I graduated from university last year and started on a grad scheme at a corporate job in a big international firm in October. I was really excited at first and I was looking forward to starting and building new skills.
For context, my job is in an area that I have no prior experience in and virtually zero knowledge about before starting. I am in my early twenties.
I've been working on a project in a very small team for the last few months. I'm getting increasingly stressed because I feel so extremely out of my depth. I rarely understand what people are talking about in meetings and I'm using tools and creating presentations on material that I barely understand. All the people on my project are a lot older than me and more experienced and I can't help but compare myself to them. I dont even really know how to talk to clients by myself and I feel so intimated by them all, so I'm really quiet at work. I used to be so confident before starting this job but now I feel like I'm a shell of my former self. I've become extremely insecure and constantly doubt by ability.
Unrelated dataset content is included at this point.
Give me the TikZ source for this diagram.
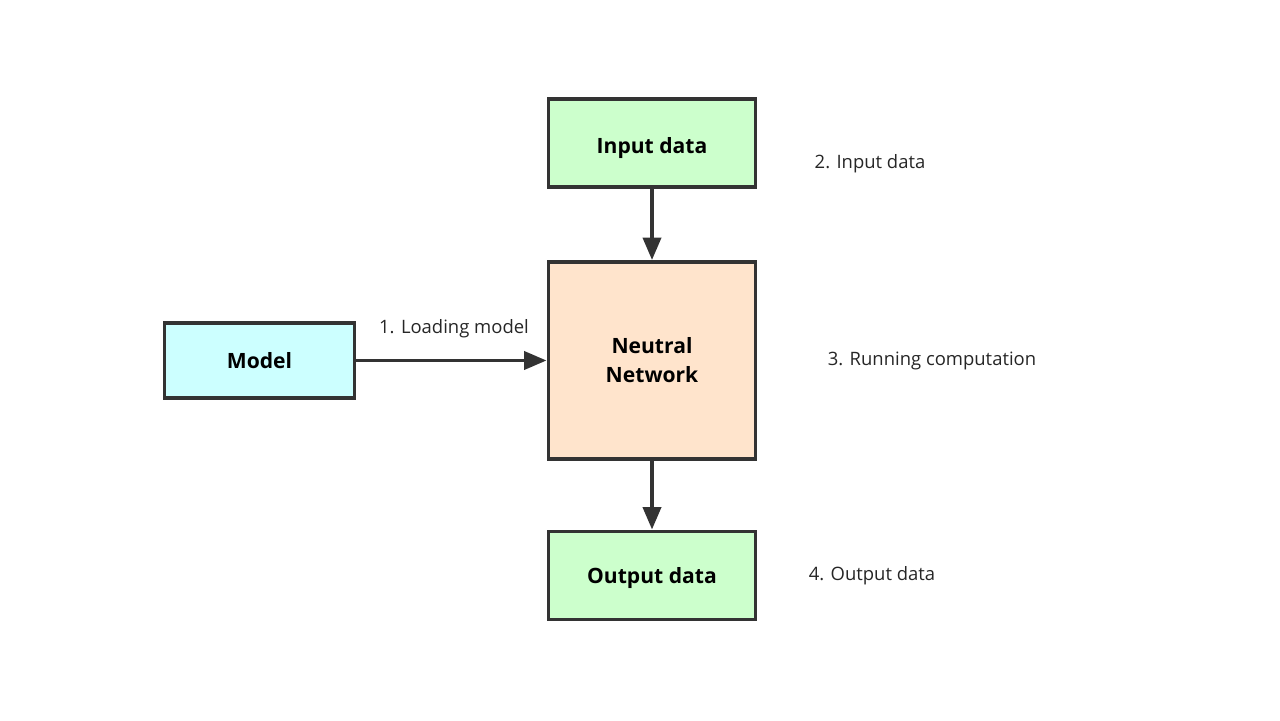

My manager says that I'm doing well but I keep making silly mistakes. I really beat myself up after I make them, to the point that I've been having panic attacks and I'm crying almost every day whilst working. My manager tells me not to stress about these mistakes but I don't know if he's just being polite or if they actually are only minor mistakes that nobody else cares about as much as I do. I've been very careful to hide how im feeling because I don't want my manager to think I'm incompetent.
I'm not sure how to go forward with this. I'm paralysed by the fear of making a mistake that will make my boss realise that I should never have been hired in the first place. I feel like a fraud. I'm dreading work starting all over again next week and I'm really not sure how to cope.
Does anyone have any advice please?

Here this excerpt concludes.